■ **OBJECTIVE**:
Can you output the material exactly as written, minus any pictures it holds?

■ **DATA PROVIDED**:
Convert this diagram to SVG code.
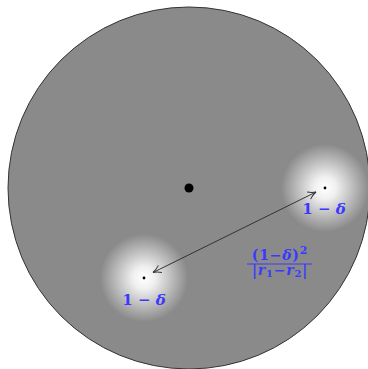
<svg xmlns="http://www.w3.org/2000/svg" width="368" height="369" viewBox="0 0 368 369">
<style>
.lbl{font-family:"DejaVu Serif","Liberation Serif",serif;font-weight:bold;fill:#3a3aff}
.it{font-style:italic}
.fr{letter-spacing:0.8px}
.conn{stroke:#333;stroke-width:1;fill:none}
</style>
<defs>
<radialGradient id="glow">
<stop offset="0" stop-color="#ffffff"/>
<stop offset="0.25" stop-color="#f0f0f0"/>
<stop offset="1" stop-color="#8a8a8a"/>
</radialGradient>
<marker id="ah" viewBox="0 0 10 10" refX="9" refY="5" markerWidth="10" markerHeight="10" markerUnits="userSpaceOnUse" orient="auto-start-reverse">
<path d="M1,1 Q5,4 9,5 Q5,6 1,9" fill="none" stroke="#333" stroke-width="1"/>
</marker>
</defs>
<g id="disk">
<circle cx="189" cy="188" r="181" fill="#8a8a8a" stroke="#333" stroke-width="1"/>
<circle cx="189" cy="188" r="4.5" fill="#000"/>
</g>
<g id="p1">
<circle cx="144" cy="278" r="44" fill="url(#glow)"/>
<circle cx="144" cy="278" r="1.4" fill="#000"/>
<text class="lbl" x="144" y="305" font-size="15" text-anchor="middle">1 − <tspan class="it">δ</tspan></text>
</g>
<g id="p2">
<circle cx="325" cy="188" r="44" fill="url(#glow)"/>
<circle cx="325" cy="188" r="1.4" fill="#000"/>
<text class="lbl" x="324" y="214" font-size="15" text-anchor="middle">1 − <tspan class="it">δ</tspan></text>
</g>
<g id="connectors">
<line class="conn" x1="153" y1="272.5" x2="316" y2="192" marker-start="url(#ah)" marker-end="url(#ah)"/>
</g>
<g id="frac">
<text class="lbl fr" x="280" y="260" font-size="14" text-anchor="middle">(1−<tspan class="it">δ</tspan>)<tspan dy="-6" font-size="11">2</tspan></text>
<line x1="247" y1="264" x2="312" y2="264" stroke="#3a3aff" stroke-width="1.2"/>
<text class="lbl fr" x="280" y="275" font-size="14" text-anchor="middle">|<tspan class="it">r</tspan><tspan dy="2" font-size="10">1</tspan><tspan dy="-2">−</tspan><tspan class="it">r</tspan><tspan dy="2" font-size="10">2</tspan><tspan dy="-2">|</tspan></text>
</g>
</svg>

■ **THE RESPONSE**:
Convert this diagram to SVG code.
<svg xmlns="http://www.w3.org/2000/svg" width="368" height="369" viewBox="0 0 368 369">
<style>
.lbl{font-family:"DejaVu Serif","Liberation Serif",serif;font-weight:bold;fill:#3a3aff}
.it{font-style:italic}
.fr{letter-spacing:0.8px}
.conn{stroke:#333;stroke-width:1;fill:none}
</style>
<defs>
<radialGradient id="glow">
<stop offset="0" stop-color="#ffffff"/>
<stop offset="0.25" stop-color="#f0f0f0"/>
<stop offset="1" stop-color="#8a8a8a"/>
</radialGradient>
<marker id="ah" viewBox="0 0 10 10" refX="9" refY="5" markerWidth="10" markerHeight="10" markerUnits="userSpaceOnUse" orient="auto-start-reverse">
<path d="M1,1 Q5,4 9,5 Q5,6 1,9" fill="none" stroke="#333" stroke-width="1"/>
</marker>
</defs>
<g id="disk">
<circle cx="189" cy="188" r="181" fill="#8a8a8a" stroke="#333" stroke-width="1"/>
<circle cx="189" cy="188" r="4.5" fill="#000"/>
</g>
<g id="p1">
<circle cx="144" cy="278" r="44" fill="url(#glow)"/>
<circle cx="144" cy="278" r="1.4" fill="#000"/>
<text class="lbl" x="144" y="305" font-size="15" text-anchor="middle">1 − <tspan class="it">δ</tspan></text>
</g>
<g id="p2">
<circle cx="325" cy="188" r="44" fill="url(#glow)"/>
<circle cx="325" cy="188" r="1.4" fill="#000"/>
<text class="lbl" x="324" y="214" font-size="15" text-anchor="middle">1 − <tspan class="it">δ</tspan></text>
</g>
<g id="connectors">
<line class="conn" x1="153" y1="272.5" x2="316" y2="192" marker-start="url(#ah)" marker-end="url(#ah)"/>
</g>
<g id="frac">
<text class="lbl fr" x="280" y="260" font-size="14" text-anchor="middle">(1−<tspan class="it">δ</tspan>)<tspan dy="-6" font-size="11">2</tspan></text>
<line x1="247" y1="264" x2="312" y2="264" stroke="#3a3aff" stroke-width="1.2"/>
<text class="lbl fr" x="280" y="275" font-size="14" text-anchor="middle">|<tspan class="it">r</tspan><tspan dy="2" font-size="10">1</tspan><tspan dy="-2">−</tspan><tspan class="it">r</tspan><tspan dy="2" font-size="10">2</tspan><tspan dy="-2">|</tspan></text>
</g>
</svg>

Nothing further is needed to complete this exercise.